# TASK DIRECTIONS
Starting at the first line of the data, please print exactly those lines through the one that holds "const stationCodes = ['w2017o1', 'w2017i1', 'w2017y1'];", omitting every picture.

# DATA SHOWN
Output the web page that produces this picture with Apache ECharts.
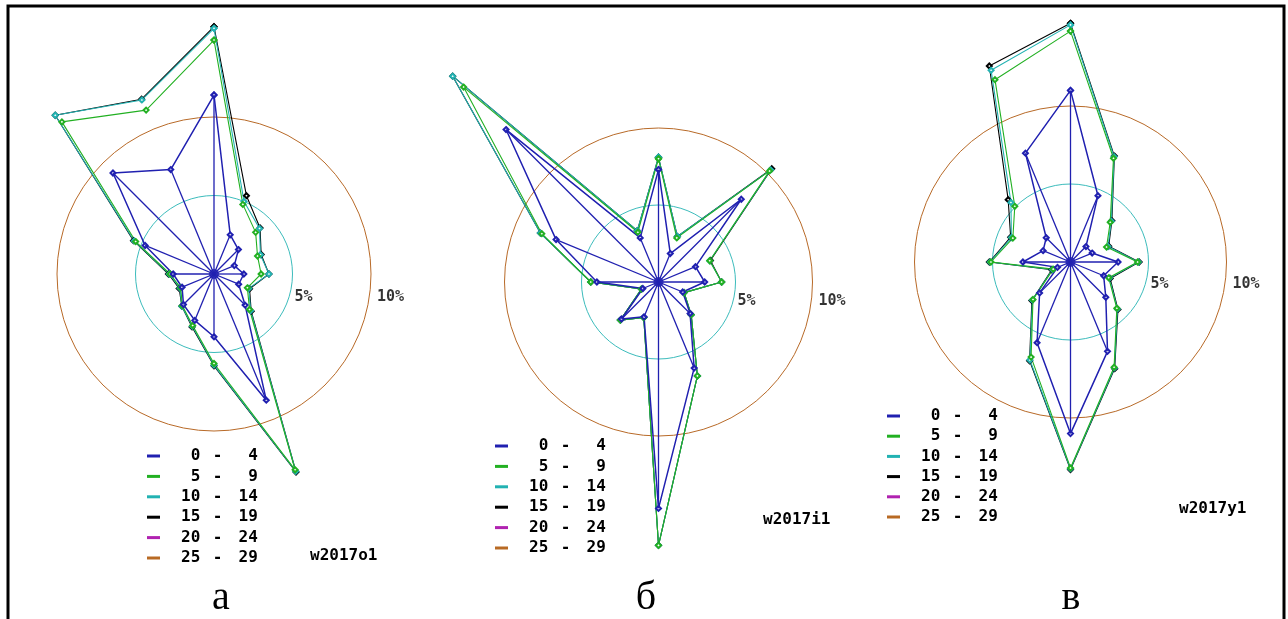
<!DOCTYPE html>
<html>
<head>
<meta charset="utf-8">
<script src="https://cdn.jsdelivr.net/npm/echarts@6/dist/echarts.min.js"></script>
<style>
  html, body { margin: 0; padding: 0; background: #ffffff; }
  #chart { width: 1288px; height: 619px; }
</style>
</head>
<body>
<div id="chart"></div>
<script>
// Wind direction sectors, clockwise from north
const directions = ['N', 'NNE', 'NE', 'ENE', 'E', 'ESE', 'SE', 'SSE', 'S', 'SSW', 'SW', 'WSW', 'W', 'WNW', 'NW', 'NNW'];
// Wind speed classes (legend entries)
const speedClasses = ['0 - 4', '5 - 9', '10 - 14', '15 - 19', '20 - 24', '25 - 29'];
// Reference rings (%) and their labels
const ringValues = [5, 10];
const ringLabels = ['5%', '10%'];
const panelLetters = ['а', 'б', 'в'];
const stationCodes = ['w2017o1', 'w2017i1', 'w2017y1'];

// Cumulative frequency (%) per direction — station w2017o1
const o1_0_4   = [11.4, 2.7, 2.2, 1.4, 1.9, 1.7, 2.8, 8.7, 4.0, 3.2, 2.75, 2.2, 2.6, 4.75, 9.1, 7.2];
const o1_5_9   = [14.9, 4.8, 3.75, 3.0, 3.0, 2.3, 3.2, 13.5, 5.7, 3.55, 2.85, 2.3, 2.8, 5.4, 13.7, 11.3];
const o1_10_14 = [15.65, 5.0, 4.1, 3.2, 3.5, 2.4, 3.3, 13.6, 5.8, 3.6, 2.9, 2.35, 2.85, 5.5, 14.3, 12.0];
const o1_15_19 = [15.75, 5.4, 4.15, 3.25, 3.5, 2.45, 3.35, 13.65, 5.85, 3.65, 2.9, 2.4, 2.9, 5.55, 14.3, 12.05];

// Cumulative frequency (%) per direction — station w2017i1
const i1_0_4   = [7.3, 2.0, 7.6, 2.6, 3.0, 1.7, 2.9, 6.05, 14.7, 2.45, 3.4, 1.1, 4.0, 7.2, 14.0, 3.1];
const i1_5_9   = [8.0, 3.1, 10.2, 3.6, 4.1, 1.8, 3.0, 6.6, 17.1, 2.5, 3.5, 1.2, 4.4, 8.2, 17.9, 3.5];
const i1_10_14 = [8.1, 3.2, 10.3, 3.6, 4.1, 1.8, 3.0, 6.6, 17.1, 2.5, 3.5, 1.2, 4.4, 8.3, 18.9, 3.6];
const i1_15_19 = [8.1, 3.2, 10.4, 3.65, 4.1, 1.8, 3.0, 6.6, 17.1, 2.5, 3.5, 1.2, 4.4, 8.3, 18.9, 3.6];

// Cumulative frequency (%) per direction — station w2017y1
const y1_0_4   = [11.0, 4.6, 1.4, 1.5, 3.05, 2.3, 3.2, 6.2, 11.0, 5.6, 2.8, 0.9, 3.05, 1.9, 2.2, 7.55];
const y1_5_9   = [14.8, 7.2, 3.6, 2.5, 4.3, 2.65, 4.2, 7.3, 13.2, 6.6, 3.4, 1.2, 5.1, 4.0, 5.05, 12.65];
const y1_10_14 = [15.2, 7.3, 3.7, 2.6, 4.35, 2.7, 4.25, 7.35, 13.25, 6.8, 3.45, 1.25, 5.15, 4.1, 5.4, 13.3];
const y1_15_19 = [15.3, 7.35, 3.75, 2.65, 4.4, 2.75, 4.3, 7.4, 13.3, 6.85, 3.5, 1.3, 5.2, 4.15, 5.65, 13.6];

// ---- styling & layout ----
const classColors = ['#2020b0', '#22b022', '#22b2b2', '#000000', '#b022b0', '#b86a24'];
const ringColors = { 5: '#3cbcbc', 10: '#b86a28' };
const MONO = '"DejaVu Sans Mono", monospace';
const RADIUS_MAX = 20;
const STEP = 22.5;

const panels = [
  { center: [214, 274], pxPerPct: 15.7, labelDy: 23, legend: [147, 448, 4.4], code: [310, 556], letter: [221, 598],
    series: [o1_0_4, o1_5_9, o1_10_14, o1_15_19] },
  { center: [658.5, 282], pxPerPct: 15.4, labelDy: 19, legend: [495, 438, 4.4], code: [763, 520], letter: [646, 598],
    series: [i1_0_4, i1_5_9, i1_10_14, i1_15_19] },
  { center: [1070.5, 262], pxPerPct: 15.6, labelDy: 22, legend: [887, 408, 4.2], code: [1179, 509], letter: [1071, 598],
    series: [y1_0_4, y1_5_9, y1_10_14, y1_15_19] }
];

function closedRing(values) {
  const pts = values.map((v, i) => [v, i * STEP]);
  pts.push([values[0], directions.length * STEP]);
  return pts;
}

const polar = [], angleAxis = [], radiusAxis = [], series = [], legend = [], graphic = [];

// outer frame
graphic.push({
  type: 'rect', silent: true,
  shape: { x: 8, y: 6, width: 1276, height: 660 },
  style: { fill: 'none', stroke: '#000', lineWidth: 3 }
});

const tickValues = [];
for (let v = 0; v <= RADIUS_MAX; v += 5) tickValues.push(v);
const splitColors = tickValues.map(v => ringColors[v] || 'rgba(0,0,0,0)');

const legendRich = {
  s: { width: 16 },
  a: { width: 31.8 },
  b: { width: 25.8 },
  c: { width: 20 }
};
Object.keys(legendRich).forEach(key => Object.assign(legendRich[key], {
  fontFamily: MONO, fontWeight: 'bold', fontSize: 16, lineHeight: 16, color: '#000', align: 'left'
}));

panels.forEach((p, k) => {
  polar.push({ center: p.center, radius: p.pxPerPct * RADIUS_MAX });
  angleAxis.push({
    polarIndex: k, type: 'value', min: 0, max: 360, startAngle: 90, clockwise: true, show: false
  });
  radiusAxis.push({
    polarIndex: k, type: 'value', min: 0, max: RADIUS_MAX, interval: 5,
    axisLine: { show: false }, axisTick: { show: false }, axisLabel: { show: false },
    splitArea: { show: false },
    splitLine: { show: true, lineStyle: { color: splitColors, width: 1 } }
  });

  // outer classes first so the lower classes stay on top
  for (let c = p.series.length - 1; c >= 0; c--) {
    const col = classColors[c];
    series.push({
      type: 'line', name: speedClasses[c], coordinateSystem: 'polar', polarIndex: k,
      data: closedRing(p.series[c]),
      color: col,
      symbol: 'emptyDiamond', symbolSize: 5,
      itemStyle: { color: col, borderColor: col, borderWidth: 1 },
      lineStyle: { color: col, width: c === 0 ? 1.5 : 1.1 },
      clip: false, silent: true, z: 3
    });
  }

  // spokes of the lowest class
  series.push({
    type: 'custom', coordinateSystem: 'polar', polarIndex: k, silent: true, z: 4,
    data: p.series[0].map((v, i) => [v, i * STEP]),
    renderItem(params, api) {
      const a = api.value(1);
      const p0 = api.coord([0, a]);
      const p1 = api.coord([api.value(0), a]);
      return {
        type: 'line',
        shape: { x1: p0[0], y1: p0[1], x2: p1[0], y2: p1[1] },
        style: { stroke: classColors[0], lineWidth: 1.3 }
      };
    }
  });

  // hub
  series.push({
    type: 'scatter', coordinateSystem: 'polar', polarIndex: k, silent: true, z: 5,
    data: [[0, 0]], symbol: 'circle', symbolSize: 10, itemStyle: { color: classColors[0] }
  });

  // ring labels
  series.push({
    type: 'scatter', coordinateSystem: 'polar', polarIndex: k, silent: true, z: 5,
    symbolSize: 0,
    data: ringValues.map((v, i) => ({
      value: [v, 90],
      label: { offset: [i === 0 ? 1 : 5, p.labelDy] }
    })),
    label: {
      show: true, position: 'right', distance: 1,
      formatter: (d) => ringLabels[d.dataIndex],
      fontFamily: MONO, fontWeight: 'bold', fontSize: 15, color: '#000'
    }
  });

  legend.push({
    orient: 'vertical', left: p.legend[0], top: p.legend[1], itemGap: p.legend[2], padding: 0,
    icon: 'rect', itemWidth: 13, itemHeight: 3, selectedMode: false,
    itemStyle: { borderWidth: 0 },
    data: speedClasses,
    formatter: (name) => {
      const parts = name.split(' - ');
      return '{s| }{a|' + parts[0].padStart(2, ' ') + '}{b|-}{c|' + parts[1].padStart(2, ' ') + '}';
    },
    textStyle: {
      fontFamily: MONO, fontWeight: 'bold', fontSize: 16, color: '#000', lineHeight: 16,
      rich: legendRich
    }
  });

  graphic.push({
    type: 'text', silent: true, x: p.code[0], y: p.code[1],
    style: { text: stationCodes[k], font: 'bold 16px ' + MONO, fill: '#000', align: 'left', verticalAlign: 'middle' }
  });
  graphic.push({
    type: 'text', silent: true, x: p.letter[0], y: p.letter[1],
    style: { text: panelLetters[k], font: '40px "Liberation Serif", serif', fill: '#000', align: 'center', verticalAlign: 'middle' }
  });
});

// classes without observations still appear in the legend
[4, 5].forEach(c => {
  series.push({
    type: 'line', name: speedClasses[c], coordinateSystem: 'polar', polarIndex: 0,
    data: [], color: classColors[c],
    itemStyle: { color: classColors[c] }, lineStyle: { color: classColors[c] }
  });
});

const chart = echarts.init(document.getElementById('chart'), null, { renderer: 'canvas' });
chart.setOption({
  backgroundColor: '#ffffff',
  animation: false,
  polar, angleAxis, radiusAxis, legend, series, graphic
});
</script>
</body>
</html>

# EXERCISE SOLUTION
Output the web page that produces this picture with Apache ECharts.
<!DOCTYPE html>
<html>
<head>
<meta charset="utf-8">
<script src="https://cdn.jsdelivr.net/npm/echarts@6/dist/echarts.min.js"></script>
<style>
  html, body { margin: 0; padding: 0; background: #ffffff; }
  #chart { width: 1288px; height: 619px; }
</style>
</head>
<body>
<div id="chart"></div>
<script>
// Wind direction sectors, clockwise from north
const directions = ['N', 'NNE', 'NE', 'ENE', 'E', 'ESE', 'SE', 'SSE', 'S', 'SSW', 'SW', 'WSW', 'W', 'WNW', 'NW', 'NNW'];
// Wind speed classes (legend entries)
const speedClasses = ['0 - 4', '5 - 9', '10 - 14', '15 - 19', '20 - 24', '25 - 29'];
// Reference rings (%) and their labels
const ringValues = [5, 10];
const ringLabels = ['5%', '10%'];
const panelLetters = ['а', 'б', 'в'];
const stationCodes = ['w2017o1', 'w2017i1', 'w2017y1'];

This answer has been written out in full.